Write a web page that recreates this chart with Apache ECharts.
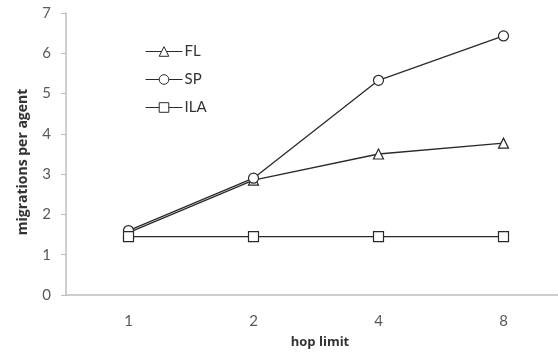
<!DOCTYPE html>
<html>
<head>
<meta charset="utf-8">
<script src="https://cdn.jsdelivr.net/npm/echarts@6/dist/echarts.min.js"></script>
<style>
  html, body { margin: 0; padding: 0; background: #fff; }
  #chart { width: 558px; height: 356px; }
</style>
</head>
<body>
<div id="chart"></div>
<script>
// Hop limit categories and migrations per agent for each strategy
const hopLimits = ['1', '2', '4', '8'];
const flValues = [1.55, 2.85, 3.5, 3.77];
const spValues = [1.6, 2.9, 5.33, 6.43];
const ilaValues = [1.45, 1.45, 1.45, 1.45];
const yTicks = { min: 0, max: 7, interval: 1 };

const FONT = 'Lato';
const TITLE_FONT = 'Open Sans';
const lineColor = '#2a2a2a';

function makeSeries(name, data, symbol, size) {
  return {
    name: name,
    type: 'line',
    data: data,
    symbol: symbol,
    symbolSize: size,
    showSymbol: true,
    lineStyle: { color: lineColor, width: 1.3 },
    itemStyle: { color: '#fff', borderColor: lineColor, borderWidth: 1.2 },
    emphasis: { disabled: true },
    z: 3
  };
}

const chart = echarts.init(document.getElementById('chart'), null, { renderer: 'canvas' });
chart.setOption({
  animation: false,
  backgroundColor: '#fff',
  textStyle: { fontFamily: FONT },
  grid: { left: 66, top: 13, width: 500, bottom: 61, containLabel: false, outerBoundsMode: 'none' },
  legend: {
    orient: 'vertical',
    left: 140,
    top: 39,
    itemWidth: 37,
    itemHeight: 12,
    itemGap: 13,
    itemStyle: { borderWidth: 1 },
    lineStyle: { width: 1 },
    textStyle: { fontFamily: FONT, fontSize: 15, color: '#333', padding: [0, 0, 0, -3] },
    data: ['FL', 'SP', 'ILA']
  },
  xAxis: {
    type: 'category',
    data: hopLimits,
    boundaryGap: true,
    name: 'hop limit',
    nameLocation: 'middle',
    nameGap: 41,
    nameTextStyle: { fontFamily: TITLE_FONT, fontWeight: 'bold', fontSize: 13, color: '#333', padding: [0, 0, 0, 8] },
    axisLine: { lineStyle: { color: '#bdbdbd', width: 1.5 } },
    axisTick: { show: false },
    axisLabel: { fontFamily: FONT, fontSize: 15, color: '#595959', margin: 19 },
    splitLine: { show: false }
  },
  yAxis: {
    type: 'value',
    min: yTicks.min,
    max: yTicks.max,
    interval: yTicks.interval,
    name: 'migrations per agent',
    nameLocation: 'middle',
    nameGap: 36,
    nameRotate: 90,
    nameTextStyle: { fontFamily: TITLE_FONT, fontWeight: 'bold', fontSize: 14, color: '#333', padding: [0, 16, 0, 0] },
    axisLine: { show: true, lineStyle: { color: '#bdbdbd', width: 1.5 } },
    axisTick: { show: true, length: 5, lineStyle: { color: '#bdbdbd' } },
    axisLabel: { fontFamily: FONT, fontSize: 15, color: '#595959', margin: 15 },
    splitLine: { show: false }
  },
  series: [
    makeSeries('FL', flValues, 'triangle', 10),
    makeSeries('SP', spValues, 'circle', 10),
    makeSeries('ILA', ilaValues, 'rect', 10)
  ]
});
</script>
</body>
</html>
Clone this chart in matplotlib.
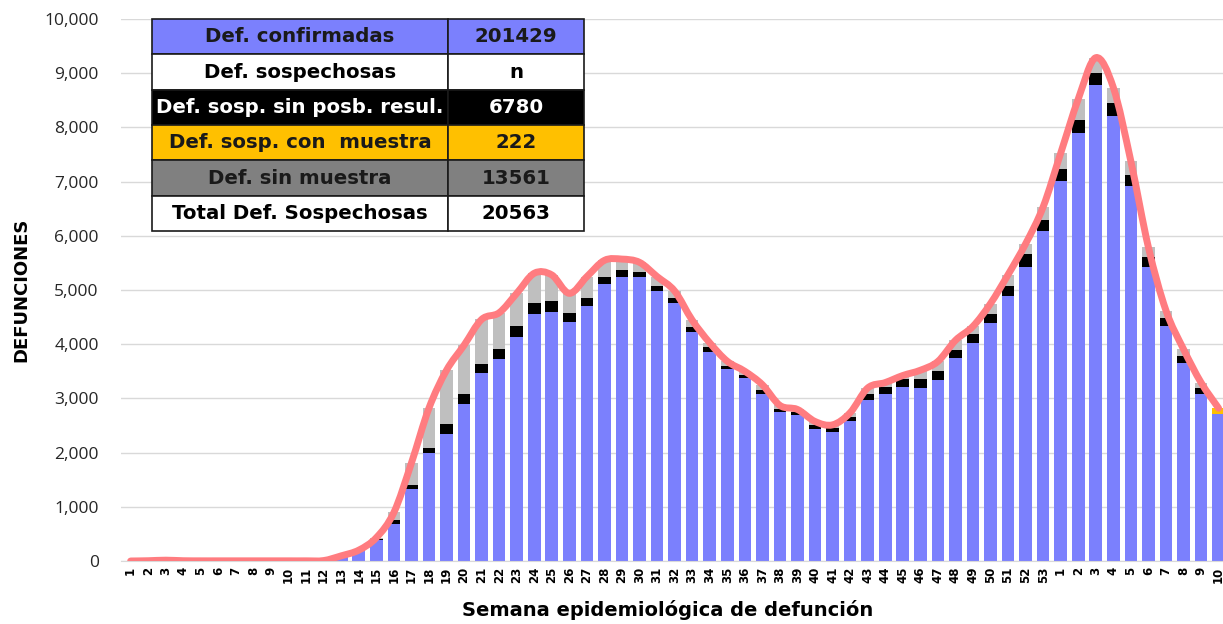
import numpy as np
import matplotlib
matplotlib.use("Agg")
import matplotlib.pyplot as plt
from matplotlib.path import Path
from matplotlib.patches import PathPatch

# ---- data ----------------------------------------------------------------
weeks = [str(w) for w in range(1, 54)] + [str(w) for w in range(1, 11)]

confirmadas = [0, 5, 15, 5, 3, 3, 3, 3, 3, 3, 3, 8, 80,
               185, 390, 690, 1327, 1988, 2340, 2901, 3463, 3728, 4136,
               4556, 4586, 4401, 4710, 5111, 5247, 5235, 4988, 4753, 4228,
               3864, 3543, 3370, 3074, 2747, 2685, 2438, 2389, 2574, 2963,
               3090, 3210, 3195, 3338, 3746, 4025, 4394, 4893, 5418, 6092,
               7006, 7894, 8782, 8218, 6922, 5431, 4329, 3649, 3085, 2709]

sin_posib = [0] * 12 + [5,
             10, 25, 62, 80, 100, 180, 185, 167, 191, 191,
             198, 216, 167, 148, 136, 123, 105, 93, 93, 93,
             80, 62, 68, 80, 62, 62, 74, 74, 80, 111,
             125, 149, 162, 168, 149, 156, 162, 181, 240, 201,
             233, 240, 214, 240, 207, 175, 162, 130, 110, 0]

con_muestra = [0] * 62 + [110]

sin_muestra = [0] * 12 + [10,
               5, 15, 143, 401, 733, 999, 895, 827, 661, 611,
               555, 476, 370, 389, 300, 200, 170, 166, 135, 123,
               81, 80, 62, 99, 61, 49, 62, 49, 81, 117,
               77, 63, 162, 175, 175, 148, 194, 208, 194, 240,
               285, 388, 290, 278, 246, 181, 130, 129, 97, 0]

table_rows = ["Def. confirmadas", "Def. sospechosas", "Def. sosp. sin posb. resul.",
              "Def. sosp. con  muestra", "Def. sin muestra", "Total Def. Sospechosas"]
table_vals = ["201429", "n", "6780", "222", "13561", "20563"]

BLUE, BLACK, GOLD, GRAY = "#7B80FD", "#000000", "#FFC000", "#BFBFBF"
LINE = "#FF7C80"

# ---- figure ---------------------------------------------------------------
fig = plt.figure(figsize=(12.23, 6.24), dpi=100)
ax = fig.add_axes([121 / 1223, 63 / 624, 1102 / 1223, 542 / 624])

x = np.arange(len(weeks))
conf = np.array(confirmadas, float)
blk = np.array(sin_posib, float)
gld = np.array(con_muestra, float)
gry = np.array(sin_muestra, float)

w = 0.72
ax.bar(x, conf, w, color=BLUE, zorder=2)
ax.bar(x, blk, w, bottom=conf, color=BLACK, zorder=2)
ax.bar(x, gld, w, bottom=conf + blk, color=GOLD, zorder=2)
ax.bar(x, gry, w, bottom=conf + blk + gld, color=GRAY, zorder=2)

# smoothed total line (Catmull-Rom as cubic Bezier segments)
tot = conf + blk + gld + gry
pts = np.column_stack([x, tot])
verts = [tuple(pts[0])]
codes = [Path.MOVETO]
n = len(pts)
for i in range(n - 1):
    p0 = pts[max(i - 1, 0)]
    p1 = pts[i]
    p2 = pts[i + 1]
    p3 = pts[min(i + 2, n - 1)]
    c1 = p1 + (p2 - p0) / 6
    c2 = p2 - (p3 - p1) / 6
    verts += [tuple(c1), tuple(c2), tuple(p2)]
    codes += [Path.CURVE4] * 3
ax.add_patch(PathPatch(Path(verts, codes), facecolor="none", edgecolor=LINE,
                       lw=5, capstyle="round", joinstyle="round", zorder=3))

ax.set_xlim(-0.55, 62.25)
ax.set_ylim(0, 10000)
ax.set_yticks(np.arange(0, 10001, 1000))
ax.set_yticklabels([f"{v:,}" for v in range(0, 10001, 1000)],
                   fontsize=12.5, family="Open Sans", color="#262626")
ax.set_xticks(x)
ax.set_xticklabels(weeks, rotation=90, fontsize=8.5, fontweight="bold",
                   family="DejaVu Sans")
ax.tick_params(axis="both", length=0)
ax.tick_params(axis="y", pad=16)
ax.tick_params(axis="x", pad=4)
ax.grid(axis="y", color="#D9D9D9", lw=1, zorder=0)
for s in ["top", "right", "left"]:
    ax.spines[s].set_visible(False)
ax.spines["bottom"].set_color("#D9D9D9")

ax.set_ylabel("DEFUNCIONES", fontsize=13, fontweight="bold", labelpad=10)
ax.set_xlabel("Semana epidemiológica de defunción", fontsize=14,
              fontweight="bold")
ax.xaxis.set_label_coords((668 - 121) / 1102, -(600 - 561) / 542)

# ---- summary table ----------------------------------------------------------
row_bg = [BLUE, "#FFFFFF", "#000000", GOLD, "#808080", "#FFFFFF"]
row_fg = ["#1A1A1A", "#000000", "#FFFFFF", "#1A1A1A", "#1A1A1A", "#000000"]
cells = [[r, v] for r, v in zip(table_rows, table_vals)]
tb = ax.table(cellText=cells, cellColours=[[c, c] for c in row_bg],
              colWidths=[0.685, 0.315], cellLoc="center",
              bbox=[(152 - 121) / 1102, (561 - 231) / 542, 432 / 1102, 212 / 542])
tb.auto_set_font_size(False)
for (r, c), cell in tb.get_celld().items():
    cell.set_edgecolor("#1A1A1A")
    cell.set_linewidth(1.2)
    cell.get_text().set_fontsize(14.2)
    cell.get_text().set_fontweight("bold")
    cell.get_text().set_color(row_fg[r])
tb.set_zorder(5)

fig.savefig("out.png", dpi=100)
○ ○ ○ ○ ○ ○ ○
What the exercise asks: State how many lines include the string "this", and nothing more.

Full output: 2